The predicted yield was calculated by taking the average probability that a device passes on the wafer. The results (shown in Fig. 8) reveal that it predicts the error within 15% on 80% of the wafers. The error (see Table 2) was calculated using the Root Mean Square Deviation method:

$$RMSD=\sum_{i}\sqrt{\frac{{\left({Y}_{{exp}_{i}}-{Y}_{pre{d}_{i}}\right)}^{2}}{N}},$$

where \({Y}_{{exp}_{i}}\) is the experimental yield, \({Y}_{pre{d}_{i}}\) is the yield predicted by the model, and N is the number of wafers.

Figure 8
figure 8

The predicted yield of the four models compared to the experimental results (red line) for predicting the percentage of devices passing the reverse bias criteria (A), forward bias criteria (B), and both criteria (C). The RMS error is shown in Table 2. For each wafer (or sample), the machine learning models were trained using data from the other nine wafers with the wafer being tested to avoid falsely increasing the accuracy by overfitting.

Discussion

The models all predict that devices are more likely to pass with lower RMS values, a lower number of outliers (bumps and pits) in the area, and a small device size as larger device sizes are more likely to be on a problematic defect. All four models have similar accuracies according to the results in Fig. 6. The most accurate is the KNN model, which is close to 80% accurate. However, the probabilistic decision boundaries are the most abnormal. In particular, the model, shown in Fig. 5b, predicts a success rate at very high roughness values (> 13 nm), while a high fail-rate is expected. This arose because this model can have issues when extrapolating. Logistic regression produces the most logically consistent model, however its accuracy is the lowest likely because logistic regression is restricted to linear probabilistic decision boundaries. The neural network seems to be the best compromise between the two, however it is difficult to assign attribution to the features that the model is considering and has the broadest range of error as indicated by the high full-width half-max of the Gaussian error fit in Fig. 6. The Decision Tree reveals the most about which variables are useful, but can only produce vertical and horizontal probabilistic decision boundaries, which can yield a high prediction yield error as seen in Table 2.

The models are not perfectly accurate for several reasons. First, the models were trained using low resolution (4.42 µm/pixel) optical profilometry data. Many defects are too small to be detected on such a large scale such as point defects. Second, this model does not consider potential errors occurring during processing, only with the starting materials. Third, the experiment contained thousands of samples, which is enough to see if there is a trend, but typically millions are required to train a model suitable for commercial manufacturing. Fourth, our previous research33 has shown that many benign defects are present as shown by the cluster plots in Fig. 5 from the large number of points at approximately 0.1% outlier area and an RMS roughness of approximately 5 nm. All models predict close to 50% pass rate in this area. This is likely due to several of the bumps and pits being benign. When predicting the wafer yield, all models predict the reverse bias (Fig. 8a) passing conditions better than forward bias (Fig. 8b) conditions. One possible reason is that reverse bias failure criteria are more easily detected by optical profilometry, as features causing shorts or high leakage are often visible as large bumps or pits in the diode, whereas point defects, not detectableby optical profilometry, may result in changes in carrier concentration resulting in forward bias criterion failure.

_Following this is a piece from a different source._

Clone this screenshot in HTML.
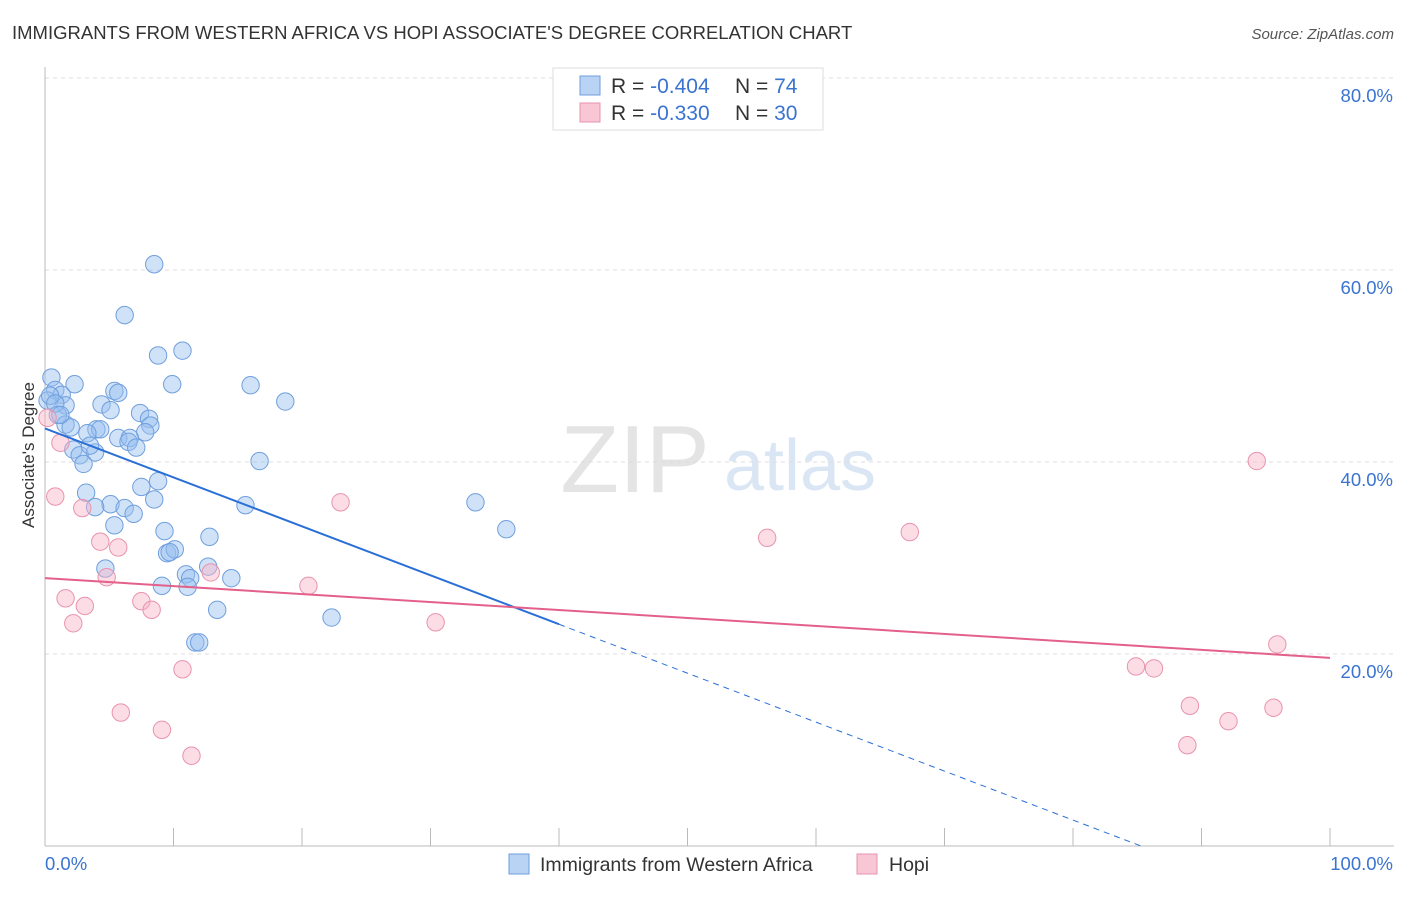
<!DOCTYPE html>
<html><head><meta charset="utf-8">
<style>
body{margin:0;background:#fff;font-family:"Liberation Sans",sans-serif;}
svg text{font-family:"Liberation Sans",sans-serif;}
</style></head>
<body>
<svg id="chart" width="1406" height="892" xmlns="http://www.w3.org/2000/svg">
<text x="12" y="39" font-size="18.5" fill="#333">IMMIGRANTS FROM WESTERN AFRICA VS HOPI ASSOCIATE'S DEGREE CORRELATION CHART</text>
<text x="1394" y="39" font-size="15" fill="#555" font-style="italic" text-anchor="end">Source: ZipAtlas.com</text>
<text x="635" y="492" font-size="96" fill="#e4e4e4" font-family="Liberation Serif" text-anchor="middle">ZIP</text>
<text x="800" y="490" font-size="72" fill="#dbe6f5" text-anchor="middle">atlas</text>
<g id="grid"></g>
<g id="axes"></g>
<g id="marks"></g>
<text x="34" y="455" font-size="17" fill="#333" text-anchor="middle" transform="rotate(-90 34 455)">Associate's Degree</text>
<g>
<rect x="553" y="68" width="270" height="62" fill="#fff" stroke="#ddd"/>
<rect x="580" y="76" width="20" height="19" fill="#b8d3f3" stroke="#6f9fdd"/>
<rect x="580" y="103" width="20" height="19" fill="#f9c6d5" stroke="#e893ad"/>
<text x="611" y="93" font-size="21" fill="#333">R = <tspan fill="#3a74d0">-0.404</tspan></text>
<text x="735" y="93" font-size="21" fill="#333">N = <tspan fill="#3a74d0">74</tspan></text>
<text x="611" y="120" font-size="21" fill="#333">R = <tspan fill="#3a74d0"> -0.330</tspan></text>
<text x="735" y="120" font-size="21" fill="#333">N = <tspan fill="#3a74d0">30</tspan></text>
</g>
<g>
<rect x="509" y="854" width="20" height="20" fill="#b8d3f3" stroke="#6f9fdd"/>
<text x="540" y="871" font-size="19.5" fill="#333">Immigrants from Western Africa</text>
<rect x="857" y="854" width="20" height="20" fill="#f9c6d5" stroke="#e893ad"/>
<text x="889" y="871" font-size="19.5" fill="#333">Hopi</text>
</g>
</svg>
<script>
const yTicks=[20,40,60,80];
const yTickLabels=["20.0%","40.0%","60.0%","80.0%"];
const blueX=[8.5,6.2,8.8,10.7,9.9,16.0,18.7,0.5,2.3,0.8,1.3,5.4,5.7,4.4,1.6,5.1,1.0,7.4,8.1,1.6,2.0,8.2,4.0,4.3,3.3,7.8,5.7,6.6,6.5,7.1,2.2,2.7,3.9,3.5,3.0,16.7,3.2,8.8,7.5,8.5,33.5,5.1,3.9,6.2,6.9,15.6,5.4,9.3,12.8,35.9,9.5,10.1,9.7,4.7,12.7,10.97,11.3,9.1,11.1,14.5,13.4,22.3,11.7,12.0,0.2,0.4,0.8,1.2];
const blueY=[60.6,55.3,51.1,51.6,48.1,48.0,46.3,48.8,48.1,47.5,47.0,47.4,47.2,46.0,45.9,45.4,44.9,45.1,44.5,43.9,43.6,43.8,43.4,43.4,43.0,43.1,42.5,42.5,42.1,41.5,41.3,40.7,41.0,41.7,39.8,40.1,36.8,38.0,37.4,36.1,35.8,35.6,35.3,35.2,34.6,35.5,33.4,32.8,32.2,33.0,30.5,30.9,30.6,28.9,29.1,28.3,27.9,27.1,27.0,27.9,24.6,23.8,21.2,21.2,46.4,46.9,46.1,44.9];
const pinkX=[0.8,1.2,2.9,4.3,5.7,4.8,1.6,3.1,2.2,7.5,8.3,12.9,20.5,23.0,10.7,5.9,9.1,11.4,30.4,56.2,67.3,94.3,95.9,84.9,86.3,89.1,95.6,92.1,88.9,0.2];
const pinkY=[36.4,42.0,35.2,31.7,31.1,28.0,25.8,25.0,23.2,25.5,24.6,28.5,27.1,35.8,18.4,13.9,12.1,9.4,23.3,32.1,32.7,40.1,21.0,18.7,18.5,14.6,14.4,13.0,10.5,44.6];
const blueFit=[43.5,-0.51];
const pinkFit=[27.9,-0.083];
const NS="http://www.w3.org/2000/svg";
const X0=45,X1=1330,Y0=846,PY=9.6;
function sx(v){return X0+(X1-X0)*v/100;}
function sy(v){return Y0-v*PY;}
function mk(t,a,p){const e=document.createElementNS(NS,t);for(const k in a)e.setAttribute(k,a[k]);p.appendChild(e);return e;}
const grid=document.getElementById('grid'),axes=document.getElementById('axes'),marks=document.getElementById('marks');
yTicks.forEach((t,i)=>{
 const l=mk('line',{x1:X0,x2:1394,y1:sy(t),y2:sy(t),stroke:'#ddd','stroke-dasharray':'4,4'},grid);
 
 
 const tx=mk('text',{x:1393,y:sy(t)+24,'font-size':18.5,fill:'#3a74d0','text-anchor':'end'},axes);
 tx.textContent=yTickLabels[i];
 
 
});
mk('line',{x1:X0,x2:1394,y1:Y0,y2:Y0,stroke:'#bbb'},axes);
mk('line',{x1:X0,x2:X0,y1:67,y2:Y0,stroke:'#bbb'},axes);
for(let i=1;i<=10;i++){mk('line',{x1:sx(i*10),x2:sx(i*10),y1:828,y2:Y0,stroke:'#bbb'},axes);}
const xl=mk('text',{x:45,y:870,'font-size':18.5,fill:'#3a74d0'},axes);xl.textContent='0.0%';


const xr=mk('text',{x:1393,y:870,'font-size':18.5,fill:'#3a74d0','text-anchor':'end'},axes);xr.textContent='100.0%';


blueX.forEach((x,i)=>{const c=mk('circle',{cx:sx(x),cy:sy(blueY[i]),r:8.7,fill:'rgba(150,190,240,0.45)',stroke:'#6f9fdd','stroke-width':1},marks);
 
 });
pinkX.forEach((x,i)=>{const c=mk('circle',{cx:sx(x),cy:sy(pinkY[i]),r:8.7,fill:'rgba(248,180,200,0.45)',stroke:'#e893ad','stroke-width':1},marks);
 
 });
const bEnd=40,bZero=-blueFit[0]/blueFit[1];
const b1=mk('line',{x1:sx(0),y1:sy(blueFit[0]),x2:sx(bEnd),y2:sy(blueFit[0]+blueFit[1]*bEnd),stroke:'#2a6fd6','stroke-width':2},marks);


const b2=mk('line',{x1:sx(bEnd),y1:sy(blueFit[0]+blueFit[1]*bEnd),x2:sx(bZero),y2:sy(0),stroke:'#2a6fd6','stroke-width':1,'stroke-dasharray':'6,5'},marks);


const p1=mk('line',{x1:sx(0),y1:sy(pinkFit[0]),x2:sx(100),y2:sy(pinkFit[0]+pinkFit[1]*100),stroke:'#e3608a','stroke-width':2},marks);


</script>
</body></html>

This research trained models on the optical profilimetry data for the purpose of wafer screening before the manufacturing of vertical diodes on homoepitaxial GaN. However, it is likely that the same algorithm could be used to train machine learning models for other semiconductor materials and devices as well. First, a (or a combination of several) non-destructive full wafer techniques could be used to map the locations of critical device defects would need to be found then pass-fail criteria would need to be established for the fabricated devices. The defect density variables would be the input data and the pass-fail criteria would be the output data needed to train the model. If the model has a reasonable accuracy, then the defect density variables are accurate and the full wafer mapping technique is useful. Otherwise, a more accurate non-destructive full wafer mapping technique will need to be utilized.

Conclusion

By fabricating over 6000 vertical GaN diodes on 10 wafers, four different machine learning models were successfully trained using low resolution optical profilometry data. All models were over 70% accurate when predicting whether a device would pass or fail. The models predict true positives with close to the same accuracy as true negatives. When predicting the wafer yield, the model has an RMSD error of ± 15%, and thus is effective at wafer screening.

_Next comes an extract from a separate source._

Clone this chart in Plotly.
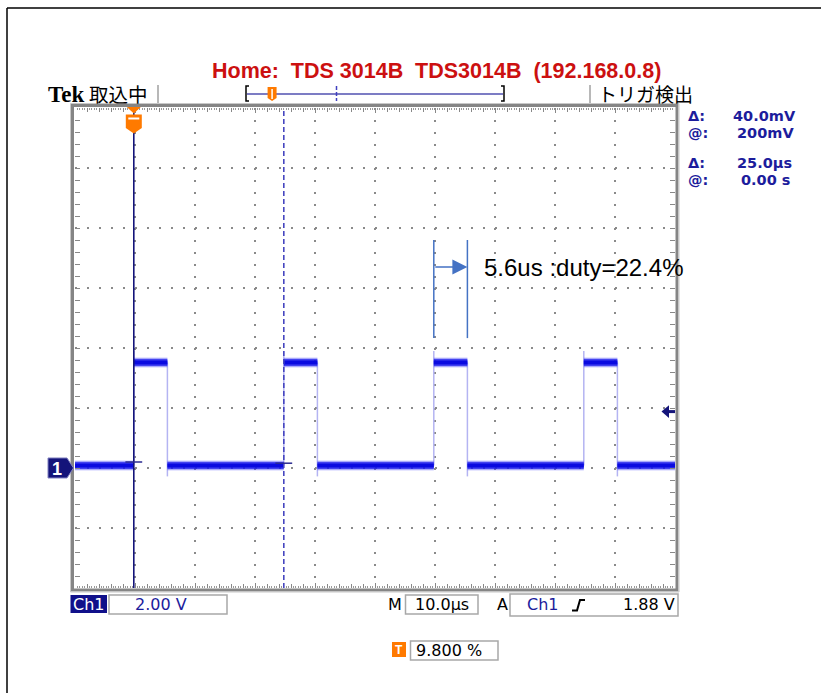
import plotly.graph_objects as go

# ---- acquisition data (Ch1, 2.00 V/div, 10.0 us/div) ----
rise_us = [0.0, 25.0, 50.0, 75.0]          # rising-edge times
fall_us = [5.6, 30.6, 55.6, 80.6]          # falling-edge times
low_v = 0.08                               # logic-low level
high_v = 3.52                              # logic-high level
rise_peak_v = 3.9                          # overshoot at rising edges
fall_dip_v = -0.28                         # undershoot at falling edges

volts_per_div = 2.0
time_per_div = 10.0
trig_pos_pct = 9.8                         # trigger position in record (%)
trig_level_v = 1.88

cursor_t_us = [0.0, 25.0]                  # vertical (time) cursors
cursor_v = [0.20, 0.16]                    # horizontal (voltage) cursors

period_us = rise_us[1] - rise_us[0]
pulse_us = fall_us[2] - rise_us[2]

# ---- screen geometry ----
W, H = 821, 693
SX0, SX1, SY0, SY1 = 75, 675, 108, 588     # graticule in pixels
t_left = -trig_pos_pct / 100 * 10 * time_per_div
t_right = t_left + 10 * time_per_div
v_bot, v_top = -2 * volts_per_div, 6 * volts_per_div


def px(x):
    return x / W


def py(y):
    return 1 - y / H


def pth(pts, close=True):
    s = "M" + " L".join(f"{px(x):.5f},{py(y):.5f}" for x, y in pts)
    return s + (" Z" if close else "")


NAVY = "#14147a"
RO_BLUE = "#1c1c9c"
ORANGE = "#ff7a00"
GRID = "#8a8a8a"
MONO = "DejaVu Sans"

fig = go.Figure()

# ---- waveform: level plateaus ----
edges = sorted([(t, "r") for t in rise_us] + [(t, "f") for t in fall_us])
lx, ly = [], []
cur_t, cur_v = t_left, low_v
for t, kind in edges:
    lx += [cur_t, t, None]
    ly += [cur_v, cur_v, None]
    cur_t = t
    cur_v = high_v if kind == "r" else low_v
lx += [cur_t, t_right]
ly += [cur_v, cur_v]

# ---- waveform: edges ----
ex, ey = [], []
for t in rise_us:
    ex += [t, t, None]
    ey += [low_v, rise_peak_v, None]
for t in fall_us:
    ex += [t, t, None]
    ey += [high_v, fall_dip_v, None]

fig.add_trace(go.Scatter(x=ex, y=ey, mode="lines", hoverinfo="skip",
                         line=dict(color="#b4b4f2", width=1.5)))
fig.add_trace(go.Scatter(x=lx, y=ly, mode="lines", hoverinfo="skip",
                         line=dict(color="rgba(90,90,255,0.30)", width=10)))
fig.add_trace(go.Scatter(x=lx, y=ly, mode="lines", hoverinfo="skip",
                         line=dict(color="rgba(20,20,235,0.75)", width=7.5)))
fig.add_trace(go.Scatter(x=lx, y=ly, mode="lines", hoverinfo="skip",
                         line=dict(color="#0a0ae0", width=4)))
# empty trace that carries the 1/5-division ruler axis
fig.add_trace(go.Scatter(x=[], y=[], xaxis="x2", yaxis="y", hoverinfo="skip"))

shapes = []
ann = []

# ---- graticule frame ----
shapes.append(dict(type="rect", xref="paper", yref="paper",
                   x0=px(72.5), x1=px(677), y0=py(105.5), y1=py(590),
                   line=dict(color="#858585", width=3), layer="above"))
shapes.append(dict(type="rect", xref="paper", yref="paper",
                   x0=px(70.5), x1=px(679), y0=py(103.5), y1=py(592),
                   line=dict(color="#c8c8c8", width=1), layer="above"))

# ---- cursors ----
shapes.append(dict(type="line", xref="x", yref="paper",
                   x0=cursor_t_us[0], x1=cursor_t_us[0], y0=py(SY1), y1=py(SY0),
                   line=dict(color=NAVY, width=1.6)))
shapes.append(dict(type="line", xref="x", yref="paper",
                   x0=cursor_t_us[1], x1=cursor_t_us[1], y0=py(SY1), y1=py(SY0),
                   line=dict(color="#4646c0", width=1.6, dash="5px,3px")))
for t, v in zip(cursor_t_us, cursor_v):
    shapes.append(dict(type="line", xref="x", yref="y",
                       x0=t - 1.4, x1=t + 1.4, y0=v, y1=v,
                       line=dict(color="#2a2a90", width=1.5)))

# ---- trigger marker on top of the graticule ----
tx = SX0 + (SX1 - SX0) * trig_pos_pct / 100
shapes.append(dict(type="path", xref="paper", yref="paper", line=dict(width=0),
                   fillcolor=ORANGE,
                   path=pth([(tx - 7, 107), (tx + 7, 107), (tx, 113.5)])))
shapes.append(dict(type="path", xref="paper", yref="paper", line=dict(width=0),
                   fillcolor=ORANGE,
                   path=pth([(tx - 8, 114.5), (tx + 8, 114.5), (tx + 8, 128),
                             (tx, 133.5), (tx - 8, 128)])))
shapes.append(dict(type="line", xref="paper", yref="paper",
                   x0=px(tx - 5.5), x1=px(tx + 5.5), y0=py(118.5), y1=py(118.5),
                   line=dict(color="white", width=2)))

# ---- ground marker "1" ----
gy = SY1 - (0 - v_bot) / (v_top - v_bot) * (SY1 - SY0)
shapes.append(dict(type="path", xref="paper", yref="paper",
                   line=dict(color="#8080c0", width=1), fillcolor=NAVY,
                   path=pth([(48, gy - 10), (67, gy - 10), (73.5, gy),
                             (67, gy + 10), (48, gy + 10)])))
ann.append(dict(x=px(57.5), y=py(gy + 0.5), text="<b>1</b>",
                font=dict(family="Liberation Sans", size=18, color="white")))

# ---- trigger level arrow ----
shapes.append(dict(type="path", xref="paper", yref="y", line=dict(width=0), fillcolor=NAVY,
                   path=f"M{px(661.5):.5f},{trig_level_v} L{px(669):.5f},{trig_level_v + 0.21} "
                        f"L{px(669):.5f},{trig_level_v - 0.21} Z"))
shapes.append(dict(type="line", xref="paper", yref="y", x0=px(668), x1=px(675),
                   y0=trig_level_v, y1=trig_level_v, line=dict(color=NAVY, width=3)))

# ---- pulse-width annotation ----
ann_col = "#4472c4"
for t in (rise_us[2], fall_us[2]):
    shapes.append(dict(type="line", xref="x", yref="y", x0=t, x1=t, y0=4.33, y1=7.6,
                       line=dict(color=ann_col, width=1.5)))
ann.append(dict(x=fall_us[2], y=6.7, xref="x", yref="y", ax=rise_us[2], ay=6.7,
                axref="x", ayref="y", showarrow=True, text="", arrowhead=2,
                arrowsize=2, arrowwidth=1.5, arrowcolor=ann_col))
ann.append(dict(x=58.0, y=6.7, xref="x", yref="y", xanchor="left", yanchor="middle",
                text=f"{pulse_us:.1f}us :duty={pulse_us / period_us * 100:.1f}%",
                font=dict(family="Liberation Sans", size=24, color="black")))

# ---- outer border ----
shapes.append(dict(type="line", xref="paper", yref="paper", x0=px(7), x1=px(830),
                   y0=py(8), y1=py(8), line=dict(color="black", width=1.5)))
shapes.append(dict(type="line", xref="paper", yref="paper", x0=px(7), x1=px(7),
                   y0=py(8), y1=py(700), line=dict(color="black", width=1.5)))

# ---- header ----
nb = "\u00a0"
ann.append(dict(x=px(436), y=py(71),
                text=f"<b>Home:{nb*2}TDS 3014B{nb*2}TDS3014B{nb*2}(192.168.0.8)</b>",
                font=dict(family="Liberation Sans", size=21.5, color="#cc1010")))
ann.append(dict(x=px(46), y=py(94), xanchor="left", text="<b>Tek</b>",
                font=dict(family="Liberation Serif", size=23, color="black")))
ann.append(dict(x=px(87), y=py(93), xanchor="left", text="取込中",
                font=dict(family="Noto Sans CJK JP", size=19.5, color="black")))
ann.append(dict(x=px(596), y=py(93), xanchor="left", text="トリガ検出",
                font=dict(family="Noto Sans CJK JP", size=19, color="black")))
for xs in (158, 590):
    shapes.append(dict(type="line", xref="paper", yref="paper", x0=px(xs), x1=px(xs),
                       y0=py(85), y1=py(103), line=dict(color="#a0a0a0", width=1.5)))

# record-view bar
shapes.append(dict(type="line", xref="paper", yref="paper", x0=px(247), x1=px(503),
                   y0=py(94), y1=py(94), line=dict(color="#5050b0", width=1.5)))
shapes.append(dict(type="path", xref="paper", yref="paper", line=dict(color="black", width=1.5),
                   path=pth([(249, 86), (246, 86), (246, 101), (249, 101)], close=False)))
shapes.append(dict(type="path", xref="paper", yref="paper", line=dict(color="black", width=1.5),
                   path=pth([(501, 86), (504, 86), (504, 101), (501, 101)], close=False)))
shapes.append(dict(type="line", xref="paper", yref="paper", x0=px(336.5), x1=px(336.5),
                   y0=py(86), y1=py(101), line=dict(color="#4040c0", width=1.5, dash="4px,2px")))
rec_x = 247 + (503 - 247) * trig_pos_pct / 100
shapes.append(dict(type="path", xref="paper", yref="paper", line=dict(width=0), fillcolor=ORANGE,
                   path=pth([(rec_x - 4.5, 87), (rec_x + 4.5, 87), (rec_x + 4.5, 98),
                             (rec_x, 101), (rec_x - 4.5, 98)])))
shapes.append(dict(type="line", xref="paper", yref="paper", x0=px(rec_x), x1=px(rec_x),
                   y0=py(89), y1=py(99), line=dict(color="white", width=1.5)))

# ---- cursor readouts ----
dv_mv = (cursor_v[0] - cursor_v[1]) * 1000
dt_us = cursor_t_us[1] - cursor_t_us[0]
readouts = [
    (116, "Δ:", f"{dv_mv:.1f}mV", 731),
    (133.5, "@:", f"{cursor_v[0] * 1000:.0f}mV", 735),
    (162.5, "Δ:", f"{dt_us:.1f}µs", 735),
    (180, "@:", f"{cursor_t_us[0]:.2f} s", 739),
]
for y, lab, val, xv in readouts:
    ann.append(dict(x=px(686), y=py(y), xanchor="left", text=f"<b>{lab}</b>",
                    font=dict(family=MONO, size=14.5, color=RO_BLUE)))
    ann.append(dict(x=px(xv), y=py(y), xanchor="left", text=f"<b>{val}</b>",
                    font=dict(family=MONO, size=14.5, color=RO_BLUE)))

# ---- bottom status line ----
shapes.append(dict(type="rect", xref="paper", yref="paper", x0=px(70.5), x1=px(107),
                   y0=py(595), y1=py(613), line=dict(width=0), fillcolor="#10108a"))
ann.append(dict(x=px(88.5), y=py(604), text="Ch1",
                font=dict(family=MONO, size=16, color="white")))
for x0, x1, y0, y1 in [(109, 227, 595, 614), (405.5, 478, 595, 614),
                       (510, 678, 594, 616), (410.5, 498, 641, 660)]:
    shapes.append(dict(type="rect", xref="paper", yref="paper", x0=px(x0), x1=px(x1),
                       y0=py(y0), y1=py(y1), line=dict(color="#a8a8a8", width=1.5)))
ann.append(dict(x=px(161), y=py(604.5), text=f"{volts_per_div:.2f} V",
                font=dict(family=MONO, size=16, color=RO_BLUE)))
ann.append(dict(x=px(395), y=py(604.5), text="M",
                font=dict(family=MONO, size=16, color="black")))
ann.append(dict(x=px(441.5), y=py(604.5), text=f"{time_per_div:.1f}µs",
                font=dict(family=MONO, size=16, color="black")))
ann.append(dict(x=px(502.5), y=py(604.5), text="A",
                font=dict(family=MONO, size=16, color="black")))
ann.append(dict(x=px(543), y=py(604.5), text="Ch1",
                font=dict(family=MONO, size=16, color=RO_BLUE)))
shapes.append(dict(type="path", xref="paper", yref="paper", line=dict(color="black", width=2),
                   path=pth([(572, 610.5), (577, 610.5), (580, 600), (585, 600)], close=False)))
ann.append(dict(x=px(677), y=py(604.5), xanchor="right", text=f"{trig_level_v:.2f} V",
                font=dict(family=MONO, size=16, color="black")))
shapes.append(dict(type="rect", xref="paper", yref="paper", x0=px(392), x1=px(406),
                   y0=py(642), y1=py(657), line=dict(width=0), fillcolor=ORANGE))
ann.append(dict(x=px(399), y=py(649.5), text="<b>T</b>",
                font=dict(family="Liberation Sans", size=12, color="white")))
ann.append(dict(x=px(414), y=py(650.5), xanchor="left", text=f"{trig_pos_pct:.3f} %",
                font=dict(family=MONO, size=16, color="black")))

for a in ann:
    a.setdefault("xref", "paper")
    a.setdefault("yref", "paper")
    a.setdefault("showarrow", False)
    a.setdefault("xanchor", "center")
    a.setdefault("yanchor", "middle")

axis_common = dict(showticklabels=False, zeroline=False, showline=False,
                   showgrid=True, gridcolor=GRID, gridwidth=2, griddash="2px,10px",
                   ticks="inside", ticklen=5, tickcolor="#888", tickwidth=1,
                   mirror="allticks", fixedrange=True)

fig.update_layout(
    width=W, height=H,
    margin=dict(l=0, r=0, t=0, b=0),
    paper_bgcolor="white", plot_bgcolor="white",
    showlegend=False,
    xaxis=dict(domain=[px(SX0), px(SX1)], range=[t_left, t_right],
               tick0=t_left, dtick=time_per_div,
               minor=dict(tick0=t_left, dtick=time_per_div / 25, ticks="inside",
                          ticklen=2, tickcolor="#999", showgrid=False),
               **axis_common),
    xaxis2=dict(overlaying="x", anchor="y", range=[t_left, t_right],
                tick0=t_left, dtick=time_per_div / 5, showgrid=False,
                showticklabels=False, zeroline=False, showline=False,
                ticks="inside", ticklen=4, tickcolor="#888", mirror="allticks",
                fixedrange=True, side="bottom"),
    yaxis=dict(domain=[py(SY1), py(SY0)], range=[v_bot, v_top],
               tick0=v_bot, dtick=volts_per_div,
               minor=dict(tick0=v_bot, dtick=volts_per_div / 5, ticks="inside",
                          ticklen=3, tickcolor="#888", showgrid=False),
               **axis_common),
    shapes=shapes,
    annotations=ann,
)

fig.write_html("out.html")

Despite the limitation and imperfect accuracy, this paper demonstrates a good first step to using machine learning to predict the quality of GaN devices The accuracy of the model could likely be improved by adding other wafer scale nondestructive techniques which are sensitive to changes in doping levels and point defects (such as photoluminescence imaging, Raman spectroscopy, or x-ray topography) or training a different model with an image recognition convolutional neural network to distinguish between benign and problematic defects. In addition, future follow up studies should including testing other diodes properties such as breakdown voltage, junction or capacitance charge, and electrical stress testing and test the effectiveness at predicting other types of devices such as vertical transistors.